* Task objective *
Extract each line holding the word "this" from the entries.

(Dataset records)
===============

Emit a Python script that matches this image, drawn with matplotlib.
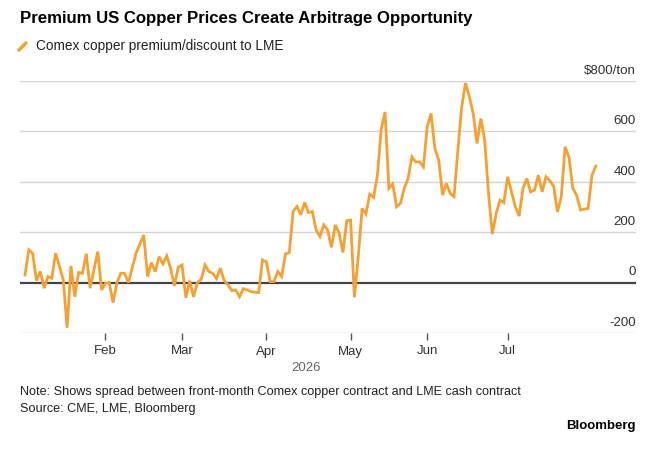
import numpy as np
import pandas as pd
import matplotlib
matplotlib.use('Agg')
import matplotlib.pyplot as plt
from matplotlib.lines import Line2D
import matplotlib.transforms as mtransforms

plt.rcParams['font.family'] = ['Liberation Sans', 'DejaVu Sans']

# Comex copper premium/discount to LME, $/ton, one value per trading day
premium = [
    30, 130, 116, 8, 44, -22, 24, 17, 117, 64,
    11, -179, 66, -56, 40, 37, 114, -22, 50, 123,
    -29, -3, 0, -79, 0, 37, 37, 0, 58, 117,
    153, 189, 24, 79, 44, 103, 74, 106, 57, -13,
    61, 70, -60, 8, -56, 0, 13, 70, 44, 37,
    16, 57, 8, -9, -32, -29, -56, -24, -29, -36,
    -38, -40, 90, 83, 4, 4, 44, 24, 114, 119,
    282, 302, 269, 318, 278, 282, 209, 183, 229, 209,
    140, 229, 196, 119, 246, 248, -58, 103, 294, 272,
    351, 338, 426, 611, 677, 374, 391, 301, 314, 374,
    413, 499, 479, 479, 459, 618, 671, 532, 486, 347,
    393, 354, 341, 525, 697, 792, 737, 671, 552, 651,
    565, 354, 193, 275, 327, 317, 420, 360, 301, 264,
    374, 413, 360, 367, 426, 360, 420, 404, 383, 281,
    341, 539, 497, 374, 347, 288, 292, 294, 426, 462,
]
dates = pd.bdate_range('2026-01-02', periods=len(premium), freq='C',
                       holidays=['2026-05-25', '2026-06-19'])
month_names = ['Feb', 'Mar', 'Apr', 'May', 'Jun', 'Jul']
y_ticks = [-200, 0, 200, 400, 600, 800]
y_labels = ['-200', '0', '200', '400', '600', '$800/ton']

ORANGE = '#f5a031'

fig = plt.figure(figsize=(6.65, 4.54), dpi=100)
ax = fig.add_axes([20 / 665, 121 / 454, 616 / 665, 252 / 454])

x = np.arange(len(premium))
ax.plot(x, premium, color=ORANGE, linewidth=2, zorder=3, solid_joinstyle='miter')

ax.set_xlim(-1.3, 159.5)
ax.set_ylim(-200, 800)

for v in y_ticks:
    if v == 0:
        ax.axhline(v, color='#444444', linewidth=1.6, zorder=2)
    else:
        ax.axhline(v, color='#d4d4d4', linewidth=1, zorder=1)

# y labels sit above the gridlines, right aligned
offset = mtransforms.offset_copy(ax.get_yaxis_transform(), fig=fig, y=3, units='points')
for v, lab in zip(y_ticks, y_labels):
    ax.text(1.0, v, lab, transform=offset, ha='right', va='bottom',
            fontsize=9.6, color='#333333')

# month ticks at the first trading day of each month
month_pos = [int(np.argmax(dates >= pd.Timestamp(2026, m, 1))) for m in range(2, 8)]
ax.set_xticks(month_pos)
ax.set_xticklabels(month_names, fontsize=9.5, color='#333333')
ax.tick_params(axis='x', length=5, width=1, color='#555555', pad=4)
ax.set_yticks([])
for s in ax.spines.values():
    s.set_visible(False)

ax.text(0.464, -0.115, '2026', transform=ax.transAxes, ha='center', va='top',
        fontsize=9.5, color='#666666')

# title and legend
fig.text(20 / 665, 1 - 19 / 454, 'Premium US Copper Prices Create Arbitrage Opportunity',
         fontsize=12.1, fontweight='bold', ha='left', va='center', color='#000000')
fig.add_artist(Line2D([19 / 665, 26 / 665], [1 - 50 / 454, 1 - 43 / 454],
                      color=ORANGE, linewidth=2.5, solid_capstyle='round'))
fig.text(36 / 665, 1 - 46 / 454, 'Comex copper premium/discount to LME',
         fontsize=9.85, ha='left', va='center', color='#222222')

# footer
fig.text(20 / 665, 1 - 392 / 454,
         'Note: Shows spread between front-month Comex copper contract and LME cash contract',
         fontsize=9.05, ha='left', va='center', color='#222222')
fig.text(20 / 665, 1 - 409 / 454, 'Source: CME, LME, Bloomberg',
         fontsize=9.05, ha='left', va='center', color='#222222')
fig.text(636 / 665, 1 - 426 / 454, 'Bloomberg',
         fontsize=9.5, fontweight='bold', ha='right', va='center', color='#000000')

fig.savefig('out.png', dpi=100, facecolor='white')
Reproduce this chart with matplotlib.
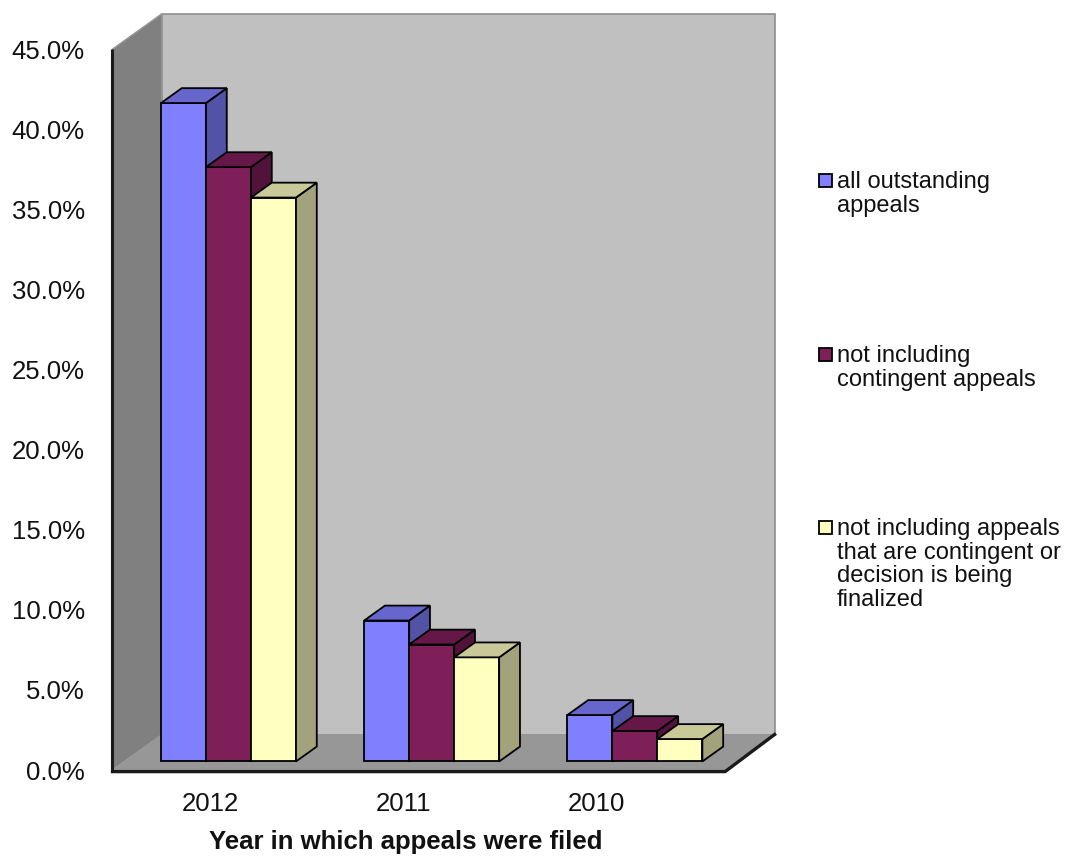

===============

* Written solution *
Emit a Python script that matches this image, drawn with matplotlib.
Reproduce this chart with matplotlib.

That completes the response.